ISSUE-12 On languages and datatypes from William Waites on 2011-06-08 (public-rdf-wg@w3.org from June 2011)

From: William Waites <ww@styx.org>
Date: Thu, 9 Jun 2011 00:25:28 +0200
To: RDF WG <public-rdf-wg@w3.org>
Message-ID: <20110608222528.GK42832@styx.org>
Sorry for diverting the discussion a bit away from the
LanguageTypedString proposal today, I was a bit feeling the time
pressure of having a lot to discuss as the call was quickly drawing to
an end and me having to rush out the door on the school run, so
perhaps it was a bit out of order and I was not as coherent as I could
have been.

What I write below is mostly motivated by an intuitive suspicion that
language tags are a mis-design in RDF. This intuition is informed by
many years as a programmer/engineer in a dozen or so different
programming languages - not one of which has any sort of triadic
fundamental construct like the RDF literal. Anomalousness on its own
doesn't suggest mis-design - innovations are by definition anomalous
at first. But I think the only real argument for this design is that
it is already out there in the wild. And no, I'm not arguing against
a mechanism for saying that a string represents an utterance in some
particular language (natural or otherwise), far from it.

Our starting point is that we have this construct of a literal which
itself is a 3-tuple (value, language, datatype) where either or both
of the language and datatype can be nil or absent and they may not
both be present. Then it was pointed out that it makes sense that,
where we only have the value, the datatype can naturally be supposed
to be xsd:string. So far, I agree. But next, if there is a language
is it suddenly no longer an xsd:string? That doesn't seem to make 
sense. But we can't just suppose xsd:string because that breaks the 
rule and furthermore aren't strings with languages just a different
kind of string? I think there is consensus in the group up to this 
point.

Now the proposal is to make a special datatype for all language-tagged
strings and kind of jerry-rig the semantics so that we only ever have
(value, datatype) but in the case of language tags we actually put
((text, language), datatype). As far as I know we don't have any other
construct with this shape, where the value space is two-dimensional
like this. This removes the inconsistency by letting every literal
have a datatype and we get to abandon the "no datatypes with
languages" rule with minimal collateral damage. But the datatype
doesn't carry much meaning and we can't extend the language part with
any of the RDF machinery.

Why are languages special? They're important, sure. But I struggle to
think of any other context in which they're given this level of
special treatment. The closest is XML but even there they're not
really that special, just another attribute (that happens to be
inherited in child nodes but inheritance of this type is a well
understood and not very controversial idea).

Datatypes are special though, fundamental even, and we have plenty of
theroretical and practical tools for reasoning about them and working
with them.

Languages are complicated, it has been pointed out. Certainly
true. RDF is a good language for modelling and reasoning about
complicated things. We lose out by moving languages - as used in RDF -
outside of the things that we can use RDF to describe.

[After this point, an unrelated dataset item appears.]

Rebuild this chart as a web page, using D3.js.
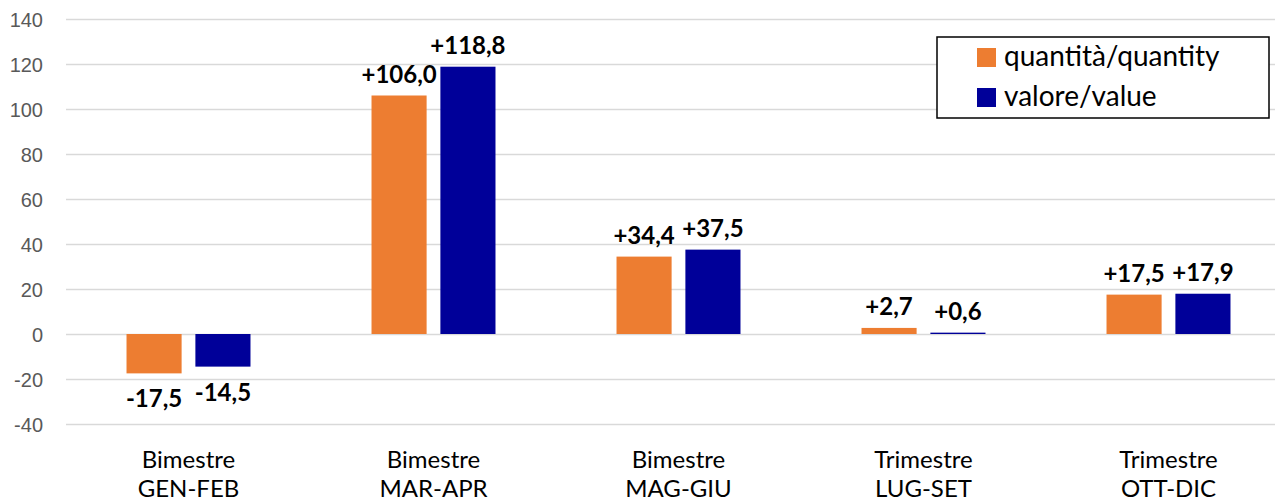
<!DOCTYPE html>
<html lang="it">
<head>
  <meta charset="UTF-8">
  <title>Variazione quantità / valore</title>
  <script src="https://d3js.org/d3.v7.min.js"></script>
  <style>
    body { margin: 0; background: #fff; }
    svg { display: block; font-family: Lato, "Open Sans", sans-serif; }
    .grid line { stroke: #d9d9d9; stroke-width: 1.5px; }
    .grid text { fill: #595959; font-size: 20px; }
    .cat { fill: #000; font-size: 24px; }
    .lbl { fill: #000; font-size: 24px; font-weight: bold; }
    .legend text { font-size: 28px; fill: #000; }
  </style>
</head>
<body>
<svg width="1275" height="502"></svg>
<script>
  // data
  const periods = ["Bimestre", "Bimestre", "Bimestre", "Trimestre", "Trimestre"];
  const months = ["GEN-FEB", "MAR-APR", "MAG-GIU", "LUG-SET", "OTT-DIC"];
  const seriesNames = ["quantità/quantity", "valore/value"];
  const quantity = [-17.5, 106.0, 34.4, 2.7, 17.5];
  const value = [-14.5, 118.8, 37.5, 0.6, 17.9];
  const yTicks = [-40, -20, 0, 20, 40, 60, 80, 100, 120, 140];
  const colors = ["#ED7D31", "#000099"];

  const svg = d3.select("svg");
  const plotLeft = 66, plotRight = 1291, plotTop = 19, plotBottom = 424;

  const x0 = d3.scaleBand()
    .domain(months)
    .range([plotLeft, plotRight])
    .paddingInner(0.494)
    .paddingOuter(0.247);

  const x1 = d3.scaleBand()
    .domain(seriesNames)
    .range([0, x0.bandwidth()])
    .paddingInner(0.2);

  const y = d3.scaleLinear().domain([-40, 140]).range([plotBottom, plotTop]);

  const itLocale = d3.formatLocale({ decimal: ",", thousands: ".", grouping: [3], currency: ["€", ""], minus: "-" });
  const fmt = itLocale.format("+.1f");

  // gridlines + tick labels
  const grid = svg.append("g")
    .attr("class", "grid")
    .attr("transform", `translate(${plotLeft},0)`)
    .call(d3.axisLeft(y).tickValues(yTicks).tickFormat(itLocale.format("d"))
      .tickSize(-(1275 - plotLeft)).tickPadding(23));
  grid.select(".domain").remove();
  grid.selectAll("text").attr("dy", "0.35em");

  const rows = months.map((m, i) => ({
    month: m,
    period: periods[i],
    vals: [quantity[i], value[i]]
  }));

  const groups = svg.append("g").selectAll("g")
    .data(rows)
    .join("g")
    .attr("transform", d => `translate(${x0(d.month)},0)`);

  const bars = groups.selectAll("g")
    .data(d => d.vals.map((v, j) => ({ key: seriesNames[j], v, j })))
    .join("g");

  bars.append("rect")
    .attr("x", d => x1(d.key))
    .attr("width", x1.bandwidth())
    .attr("y", d => y(Math.max(0, d.v)))
    .attr("height", d => Math.abs(y(d.v) - y(0)))
    .attr("fill", d => colors[d.j]);

  bars.append("text")
    .attr("class", "lbl")
    .attr("text-anchor", "middle")
    .attr("x", d => x1(d.key) + x1.bandwidth() / 2)
    .attr("y", d => d.v >= 0 ? y(d.v) - 13 : y(d.v) + 34)
    .text(d => fmt(d.v));

  // category labels
  const cats = svg.append("g").selectAll("text")
    .data(rows)
    .join("text")
    .attr("class", "cat")
    .attr("text-anchor", "middle")
    .attr("x", d => x0(d.month) + x0.bandwidth() / 2)
    .attr("y", 468);
  cats.append("tspan").text(d => d.period);
  cats.append("tspan")
    .attr("x", d => x0(d.month) + x0.bandwidth() / 2)
    .attr("dy", 29)
    .text(d => d.month);

  // legend
  const legend = svg.append("g").attr("class", "legend");
  legend.append("rect")
    .attr("x", 937).attr("y", 37)
    .attr("width", 332).attr("height", 81)
    .attr("fill", "#fff")
    .attr("stroke", "#000")
    .attr("stroke-width", 1.5);
  const items = legend.selectAll("g.item")
    .data(seriesNames)
    .join("g")
    .attr("class", "item")
    .attr("transform", (d, i) => `translate(977,${48 + i * 40})`);
  items.append("rect")
    .attr("width", 19).attr("height", 19)
    .attr("fill", (d, i) => colors[i]);
  items.append("text")
    .attr("x", 27).attr("y", 18)
    .text(d => d);
</script>
</body>
</html>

So I propose - and I'm not the first to propose it - that we treat
language-tagged strings as derived types of xsd:string but not limit
ourselves to a single placeholder type. In other words,

  rdflang:en rdfs:subClassOf xsd:string;
  	     rdfs:label "en".

  rdflang:en-GB rdfs:subClassOf rdflang:en;
  		rdfs:label "en-GB".

as a starting point. Where more detailed relationships can be written
down, then they can be written down.

This also gets us to a consistent place where every literal is of the
form (value, datatype) but means that we can also reason about the
datatypes. It also means that languages are extensible outside of the
ISO/IANA registry process in a way that's possible to make
self-describing:

  ex:python rdfs:subClassOf xsd:string;
  	    rdfs:label "python";
	    rdfs:comment """A string containing a fragment of
	    		    code in the Python programming
			    language""".

(yes, one *could* use x-python for this but then how do I find out
what x-python means?).

It is pretty simple in the serialisers and parsers to treat @en or
xml:lang="en" as syntactic sugar, a placeholder for datatypes with a
well-known prefix. For query languages like SPARQL, it's pretty easy
to rewrite queries in a pre-processing step.

Does this proposal have greater cost in terms of the amount of work
implementers will have to do? Yes. But this cost can be minimised by
strongly suggesting to keep the current surface form in serialisations
and queries - in almost all cases data processed by an existing system
would continue to be processed in the same way it is now, so there is
a certain level of backwards compatibility built in. It would,
however, simplify future implementations by making the language more
consistent, removing an odd special case for one particular dimension
of data, and would make it immediately possible to model and reason
about this dimension of data.
Received on Wednesday, 8 June 2011 22:26:00 UTC